Back in the rain of October's game, River emerged for the second half knowing had to once again shake off the tag of bottlers. It's an odd characteristic to apply to a side who've won more more league titles than any other Argentine club, but what are football fans if not irrational?

Conditions remain farcical and by the middle of the second half, the game has become a slog-fest. With quarter of an hour to go, Gallardo makes a final sacrifice to the gods of beautiful play and does something uncompromisingly pragmatic; he withdraws a midfielder and sends on young centre-back Germán Pezzella with instructions to play up front and add some aerial threat to River's attack. It's at around this time that the rain finally lifts; for the first time, those of us in the stands can remove our hoods.

While the clouds don't quite part enough for a ray of sunshine to beam down to Pezzella, his introduction does indeed have an immediate impact.
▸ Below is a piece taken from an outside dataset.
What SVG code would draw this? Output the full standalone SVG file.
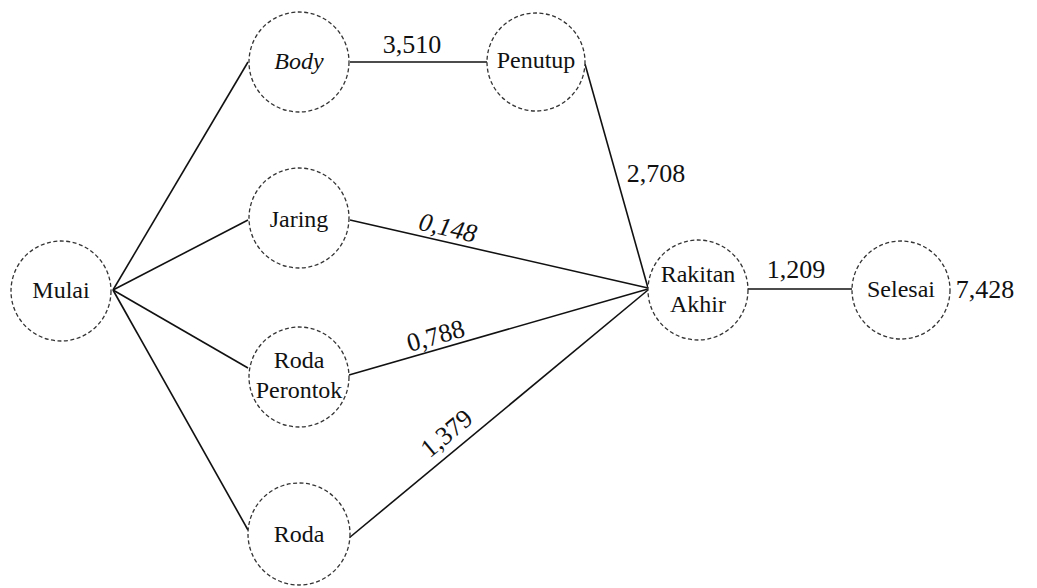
<svg xmlns="http://www.w3.org/2000/svg" width="1037" height="588" viewBox="0 0 1037 588">
<style>
.node circle{fill:#fff;stroke:#333;stroke-width:1.3;stroke-dasharray:4 2.5}
.node text{font-size:24px;fill:#111;text-anchor:middle}
.edge line{stroke:#111;stroke-width:1.6}
.lbl{font-size:26px;fill:#111;text-anchor:middle}
</style>
<rect width="1037" height="588" fill="#fff"/>
<g id="connectors" class="edge">
<line x1="113" y1="290" x2="248" y2="62"/>
<line x1="113" y1="290" x2="248" y2="220"/>
<line x1="113" y1="290" x2="248" y2="368"/>
<line x1="113" y1="290" x2="248" y2="530"/>
<line x1="350" y1="62" x2="487" y2="62"/>
<line x1="585" y1="64" x2="648" y2="288"/>
<line x1="350" y1="220" x2="648" y2="288"/>
<line x1="349" y1="375" x2="648" y2="289"/>
<line x1="349" y1="538" x2="648" y2="290"/>
<line x1="747" y1="289" x2="852" y2="289"/>
</g>
<g font-family="Liberation Serif, serif">
<g id="node-mulai" class="node"><circle cx="61" cy="291" r="50"/><text x="61" y="298">Mulai</text></g>
<g id="node-body" class="node"><circle cx="299" cy="62" r="50"/><text x="299" y="69" font-style="italic">Body</text></g>
<g id="node-penutup" class="node"><circle cx="536" cy="62" r="49"/><text x="536" y="68">Penutup</text></g>
<g id="node-jaring" class="node"><circle cx="299" cy="218" r="50"/><text x="299" y="227">Jaring</text></g>
<g id="node-roda-perontok" class="node"><circle cx="299" cy="377" r="50"/><text x="299" y="368">Roda</text><text x="299" y="398">Perontok</text></g>
<g id="node-roda" class="node"><circle cx="299" cy="534" r="51"/><text x="299" y="542">Roda</text></g>
<g id="node-rakitan" class="node"><circle cx="698" cy="290" r="50"/><text x="698" y="282">Rakitan</text><text x="698" y="312">Akhir</text></g>
<g id="node-selesai" class="node"><circle cx="901" cy="290" r="49"/><text x="901" y="297">Selesai</text></g>
<g id="labels">
<text class="lbl" x="412" y="53">3,510</text>
<text class="lbl" x="656" y="182">2,708</text>
<text class="lbl" transform="translate(446,236) rotate(12.9)" font-style="italic">0,148</text>
<text class="lbl" transform="translate(438,344) rotate(-15.9)">0,788</text>
<text class="lbl" transform="translate(452,440) rotate(-39.7)">1,379</text>
<text class="lbl" x="796" y="278">1,209</text>
<text class="lbl" x="985" y="298">7,428</text>
</g>
</g>
</svg>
Three minutes after he comes on, Ramiro Funes Mori strides forward and aims a long ball towards the edge of Boca's box and after another fine save from Orión, he follows up and stabs home. The stadium explodes; within seconds I'm being throttled by the gentleman behind me who's gone for a bear hug but, forgetting (or not caring about) the fact he's higher up the stand than me, has instead got me by the throat.

Five minutes later, Funes Mori sees red for an uncontrolled sliding tackle which takes out Meli and River, like their opponents, end the game with ten men. There's a late scare as both sides have a chance to win but 1-1 is how it ends.

River dominated the statistics by the end of the game but in truth, the draw isn't a bad result; it left them four points ahead at the top of the table and given the conditions affecting so much of their style, successful maintenance of their long unbeaten run is also important. For Boca, the result lifts them to ninth, with more improvements to come, though the year will ultimately be stained by the defeat they'll suffer to the same opponents in the Copa Sudamericana semi-final a month and a bit later.

Rain or no rain, River Plate vs. Boca Juniors rarely fails to provide talking points, regardless of whether the game is a footballing classic in its own right. The two most successful sides in the history of Argentine football are also by far the most popular in the country. Even in these conditions, those who don't support either club have been watching today; as my friend Gustavo put it to me a couple of days before, "you've got to know which of your colleagues are going to be more or less tolerable on Monday morning."